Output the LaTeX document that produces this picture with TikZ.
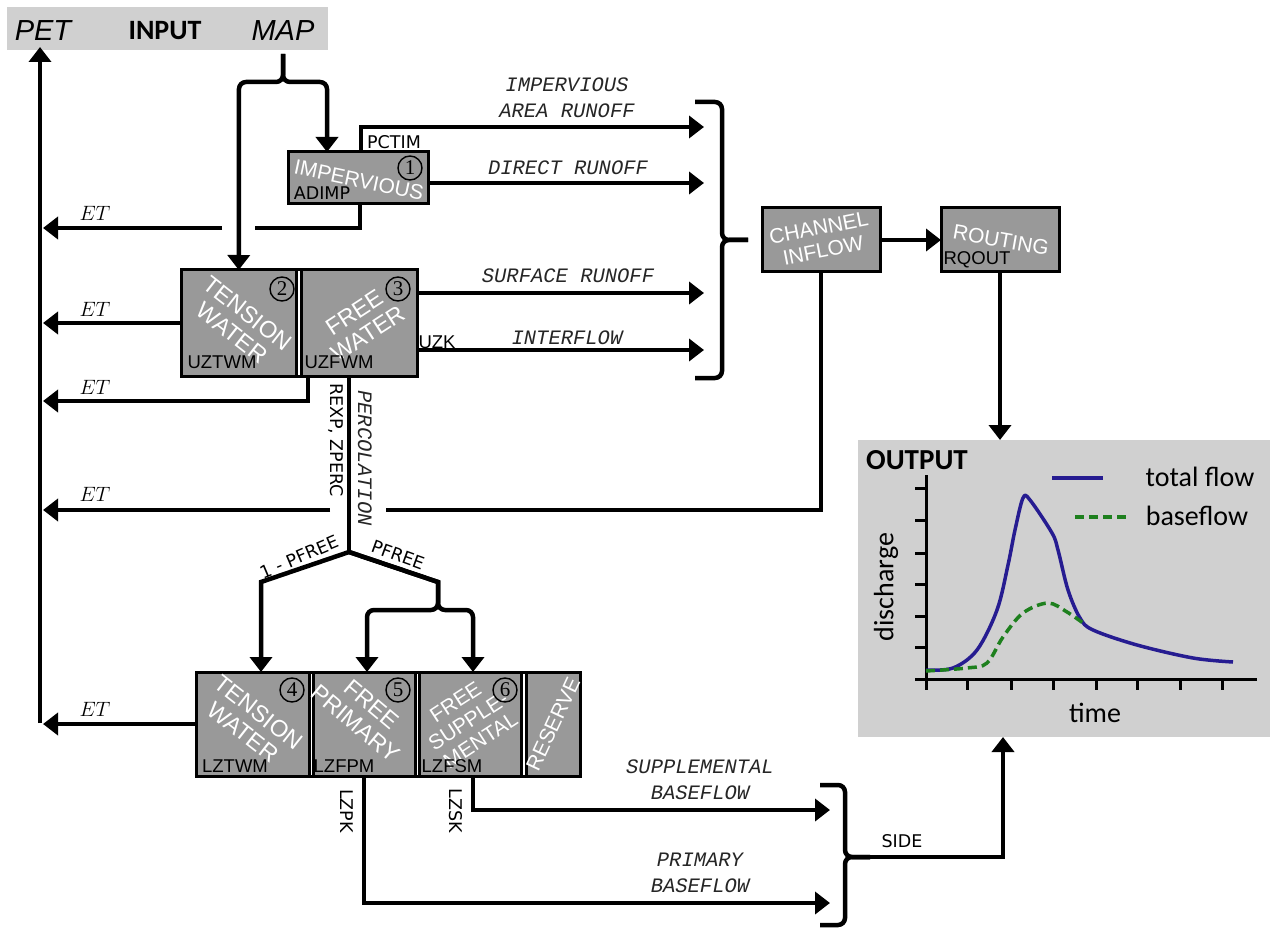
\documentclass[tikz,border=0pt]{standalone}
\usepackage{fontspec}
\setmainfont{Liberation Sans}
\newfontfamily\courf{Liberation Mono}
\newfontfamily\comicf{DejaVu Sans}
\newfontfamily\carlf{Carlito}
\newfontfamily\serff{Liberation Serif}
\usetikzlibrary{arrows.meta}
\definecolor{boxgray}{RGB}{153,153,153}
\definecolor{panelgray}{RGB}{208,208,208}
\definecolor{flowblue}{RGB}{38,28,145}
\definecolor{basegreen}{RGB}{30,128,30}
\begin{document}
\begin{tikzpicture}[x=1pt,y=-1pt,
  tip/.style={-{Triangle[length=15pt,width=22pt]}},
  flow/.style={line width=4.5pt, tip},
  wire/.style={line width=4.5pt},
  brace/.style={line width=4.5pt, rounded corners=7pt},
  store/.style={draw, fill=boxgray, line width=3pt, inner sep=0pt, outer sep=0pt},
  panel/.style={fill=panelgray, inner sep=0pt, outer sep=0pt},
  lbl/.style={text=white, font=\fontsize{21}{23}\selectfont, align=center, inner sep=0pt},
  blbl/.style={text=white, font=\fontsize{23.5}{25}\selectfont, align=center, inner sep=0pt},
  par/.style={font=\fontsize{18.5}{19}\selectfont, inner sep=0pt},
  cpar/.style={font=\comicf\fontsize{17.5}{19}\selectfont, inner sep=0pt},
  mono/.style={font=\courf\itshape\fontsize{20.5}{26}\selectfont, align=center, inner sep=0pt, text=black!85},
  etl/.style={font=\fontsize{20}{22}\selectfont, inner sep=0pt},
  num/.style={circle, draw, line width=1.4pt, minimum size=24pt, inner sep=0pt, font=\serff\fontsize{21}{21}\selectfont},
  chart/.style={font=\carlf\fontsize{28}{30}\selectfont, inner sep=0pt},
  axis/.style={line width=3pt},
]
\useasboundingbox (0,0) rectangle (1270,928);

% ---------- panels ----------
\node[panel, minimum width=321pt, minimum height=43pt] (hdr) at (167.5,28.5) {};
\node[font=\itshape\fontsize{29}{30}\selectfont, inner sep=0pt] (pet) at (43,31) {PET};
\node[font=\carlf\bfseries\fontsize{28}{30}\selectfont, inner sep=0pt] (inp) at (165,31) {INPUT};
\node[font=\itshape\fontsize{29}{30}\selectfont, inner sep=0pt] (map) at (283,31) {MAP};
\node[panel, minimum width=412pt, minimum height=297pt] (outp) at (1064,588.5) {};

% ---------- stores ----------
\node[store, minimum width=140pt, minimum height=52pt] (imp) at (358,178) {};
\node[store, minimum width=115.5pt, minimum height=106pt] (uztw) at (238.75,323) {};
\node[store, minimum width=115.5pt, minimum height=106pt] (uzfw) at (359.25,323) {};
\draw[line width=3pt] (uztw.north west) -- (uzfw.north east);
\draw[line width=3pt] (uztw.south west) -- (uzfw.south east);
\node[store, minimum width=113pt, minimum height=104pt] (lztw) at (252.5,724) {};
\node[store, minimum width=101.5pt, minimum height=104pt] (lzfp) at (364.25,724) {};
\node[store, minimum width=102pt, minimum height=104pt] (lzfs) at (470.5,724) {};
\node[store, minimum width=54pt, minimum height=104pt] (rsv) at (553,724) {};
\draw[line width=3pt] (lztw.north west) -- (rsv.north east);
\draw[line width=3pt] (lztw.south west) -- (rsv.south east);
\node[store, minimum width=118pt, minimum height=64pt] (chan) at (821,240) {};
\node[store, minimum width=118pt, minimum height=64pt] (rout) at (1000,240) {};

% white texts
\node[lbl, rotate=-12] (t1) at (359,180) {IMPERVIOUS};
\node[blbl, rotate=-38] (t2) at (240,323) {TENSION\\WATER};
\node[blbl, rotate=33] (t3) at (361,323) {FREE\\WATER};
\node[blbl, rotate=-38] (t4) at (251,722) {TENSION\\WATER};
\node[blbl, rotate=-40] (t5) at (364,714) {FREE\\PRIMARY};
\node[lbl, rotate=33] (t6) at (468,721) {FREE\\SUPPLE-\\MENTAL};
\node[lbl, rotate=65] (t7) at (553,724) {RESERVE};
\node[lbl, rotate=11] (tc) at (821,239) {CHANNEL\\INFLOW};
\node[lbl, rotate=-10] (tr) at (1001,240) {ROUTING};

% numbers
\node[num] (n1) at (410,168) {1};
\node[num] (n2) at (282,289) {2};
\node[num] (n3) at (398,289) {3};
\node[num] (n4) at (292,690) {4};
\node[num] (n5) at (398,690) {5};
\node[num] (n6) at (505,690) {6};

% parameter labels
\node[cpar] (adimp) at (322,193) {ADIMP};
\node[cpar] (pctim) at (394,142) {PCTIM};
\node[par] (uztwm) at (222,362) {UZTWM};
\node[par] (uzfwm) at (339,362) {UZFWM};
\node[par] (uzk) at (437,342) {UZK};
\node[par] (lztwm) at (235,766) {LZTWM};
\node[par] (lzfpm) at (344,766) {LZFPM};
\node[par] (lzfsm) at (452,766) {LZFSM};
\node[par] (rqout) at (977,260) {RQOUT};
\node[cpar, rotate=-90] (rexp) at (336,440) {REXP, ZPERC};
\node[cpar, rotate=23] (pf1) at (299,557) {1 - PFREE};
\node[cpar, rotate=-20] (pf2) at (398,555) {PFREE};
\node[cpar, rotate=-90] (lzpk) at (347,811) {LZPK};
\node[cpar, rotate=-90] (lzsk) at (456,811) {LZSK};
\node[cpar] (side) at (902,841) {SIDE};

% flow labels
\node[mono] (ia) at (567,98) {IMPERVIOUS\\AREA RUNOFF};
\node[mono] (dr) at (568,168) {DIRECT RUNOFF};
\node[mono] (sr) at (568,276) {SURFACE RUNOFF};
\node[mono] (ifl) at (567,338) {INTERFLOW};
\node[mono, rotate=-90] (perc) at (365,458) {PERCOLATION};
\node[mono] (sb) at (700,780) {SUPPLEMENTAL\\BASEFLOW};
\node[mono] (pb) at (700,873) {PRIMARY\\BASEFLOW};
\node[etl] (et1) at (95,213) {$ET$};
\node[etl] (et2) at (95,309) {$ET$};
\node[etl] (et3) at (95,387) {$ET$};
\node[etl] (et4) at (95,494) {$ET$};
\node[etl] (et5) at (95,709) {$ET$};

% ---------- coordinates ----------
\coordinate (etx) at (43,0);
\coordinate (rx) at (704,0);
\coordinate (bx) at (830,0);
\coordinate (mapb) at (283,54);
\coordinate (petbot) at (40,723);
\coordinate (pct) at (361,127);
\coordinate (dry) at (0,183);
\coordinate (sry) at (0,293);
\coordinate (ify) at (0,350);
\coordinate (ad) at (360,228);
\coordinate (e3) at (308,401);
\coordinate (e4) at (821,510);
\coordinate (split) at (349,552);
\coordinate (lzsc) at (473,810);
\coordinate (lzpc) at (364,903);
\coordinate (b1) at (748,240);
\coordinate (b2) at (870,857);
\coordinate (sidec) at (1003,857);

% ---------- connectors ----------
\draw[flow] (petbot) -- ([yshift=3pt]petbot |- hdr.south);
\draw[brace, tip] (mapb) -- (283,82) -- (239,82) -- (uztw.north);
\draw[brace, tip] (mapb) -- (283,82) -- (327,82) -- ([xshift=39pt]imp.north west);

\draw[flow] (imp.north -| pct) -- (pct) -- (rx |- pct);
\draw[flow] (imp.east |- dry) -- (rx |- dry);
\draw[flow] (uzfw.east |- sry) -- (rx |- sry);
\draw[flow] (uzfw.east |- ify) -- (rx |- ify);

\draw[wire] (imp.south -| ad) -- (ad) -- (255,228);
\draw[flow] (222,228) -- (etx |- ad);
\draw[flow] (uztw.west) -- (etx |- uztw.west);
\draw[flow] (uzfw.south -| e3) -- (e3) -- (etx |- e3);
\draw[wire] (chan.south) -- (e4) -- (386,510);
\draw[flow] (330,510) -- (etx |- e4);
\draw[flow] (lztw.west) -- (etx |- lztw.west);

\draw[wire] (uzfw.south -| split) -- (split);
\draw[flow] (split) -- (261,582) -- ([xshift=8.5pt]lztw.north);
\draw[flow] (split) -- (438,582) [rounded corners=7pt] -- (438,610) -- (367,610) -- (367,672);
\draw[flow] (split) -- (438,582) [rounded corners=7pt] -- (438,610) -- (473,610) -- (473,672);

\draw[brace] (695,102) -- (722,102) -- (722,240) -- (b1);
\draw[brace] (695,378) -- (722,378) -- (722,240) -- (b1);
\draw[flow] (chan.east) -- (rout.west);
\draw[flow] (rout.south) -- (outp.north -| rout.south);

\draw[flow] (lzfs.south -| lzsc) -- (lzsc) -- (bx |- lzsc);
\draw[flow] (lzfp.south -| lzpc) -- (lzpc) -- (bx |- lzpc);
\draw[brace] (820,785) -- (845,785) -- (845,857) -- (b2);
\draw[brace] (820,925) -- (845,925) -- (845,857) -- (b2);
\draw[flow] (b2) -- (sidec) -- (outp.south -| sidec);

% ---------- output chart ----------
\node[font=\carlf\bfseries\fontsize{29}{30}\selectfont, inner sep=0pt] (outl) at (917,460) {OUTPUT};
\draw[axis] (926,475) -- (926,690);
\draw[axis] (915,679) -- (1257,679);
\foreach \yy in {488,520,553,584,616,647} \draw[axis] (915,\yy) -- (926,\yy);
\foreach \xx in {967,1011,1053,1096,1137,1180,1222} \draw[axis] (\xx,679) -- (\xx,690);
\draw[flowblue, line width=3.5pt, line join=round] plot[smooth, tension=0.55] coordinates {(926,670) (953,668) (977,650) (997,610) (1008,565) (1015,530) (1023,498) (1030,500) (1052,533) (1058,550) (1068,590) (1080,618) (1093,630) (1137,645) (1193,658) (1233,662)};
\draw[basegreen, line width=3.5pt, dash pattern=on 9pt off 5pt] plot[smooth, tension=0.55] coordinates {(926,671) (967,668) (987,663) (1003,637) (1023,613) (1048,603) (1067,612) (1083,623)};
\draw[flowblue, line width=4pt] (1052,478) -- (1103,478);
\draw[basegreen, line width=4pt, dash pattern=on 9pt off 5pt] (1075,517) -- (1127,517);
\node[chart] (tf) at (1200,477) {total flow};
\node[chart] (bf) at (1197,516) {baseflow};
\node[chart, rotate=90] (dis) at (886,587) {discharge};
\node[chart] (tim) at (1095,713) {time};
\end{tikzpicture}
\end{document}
_ _ _ _ _
_WHAT THE TASK REQUIRES:_
Please extract exactly the lines of the data, from the first through the line containing "(0,0) rectangle (1270,928);", and add no pictures to the copy.

_TASK RESULT:_
Output the LaTeX document that produces this picture with TikZ.
\documentclass[tikz,border=0pt]{standalone}
\usepackage{fontspec}
\setmainfont{Liberation Sans}
\newfontfamily\courf{Liberation Mono}
\newfontfamily\comicf{DejaVu Sans}
\newfontfamily\carlf{Carlito}
\newfontfamily\serff{Liberation Serif}
\usetikzlibrary{arrows.meta}
\definecolor{boxgray}{RGB}{153,153,153}
\definecolor{panelgray}{RGB}{208,208,208}
\definecolor{flowblue}{RGB}{38,28,145}
\definecolor{basegreen}{RGB}{30,128,30}
\begin{document}
\begin{tikzpicture}[x=1pt,y=-1pt,
  tip/.style={-{Triangle[length=15pt,width=22pt]}},
  flow/.style={line width=4.5pt, tip},
  wire/.style={line width=4.5pt},
  brace/.style={line width=4.5pt, rounded corners=7pt},
  store/.style={draw, fill=boxgray, line width=3pt, inner sep=0pt, outer sep=0pt},
  panel/.style={fill=panelgray, inner sep=0pt, outer sep=0pt},
  lbl/.style={text=white, font=\fontsize{21}{23}\selectfont, align=center, inner sep=0pt},
  blbl/.style={text=white, font=\fontsize{23.5}{25}\selectfont, align=center, inner sep=0pt},
  par/.style={font=\fontsize{18.5}{19}\selectfont, inner sep=0pt},
  cpar/.style={font=\comicf\fontsize{17.5}{19}\selectfont, inner sep=0pt},
  mono/.style={font=\courf\itshape\fontsize{20.5}{26}\selectfont, align=center, inner sep=0pt, text=black!85},
  etl/.style={font=\fontsize{20}{22}\selectfont, inner sep=0pt},
  num/.style={circle, draw, line width=1.4pt, minimum size=24pt, inner sep=0pt, font=\serff\fontsize{21}{21}\selectfont},
  chart/.style={font=\carlf\fontsize{28}{30}\selectfont, inner sep=0pt},
  axis/.style={line width=3pt},
]
\useasboundingbox (0,0) rectangle (1270,928);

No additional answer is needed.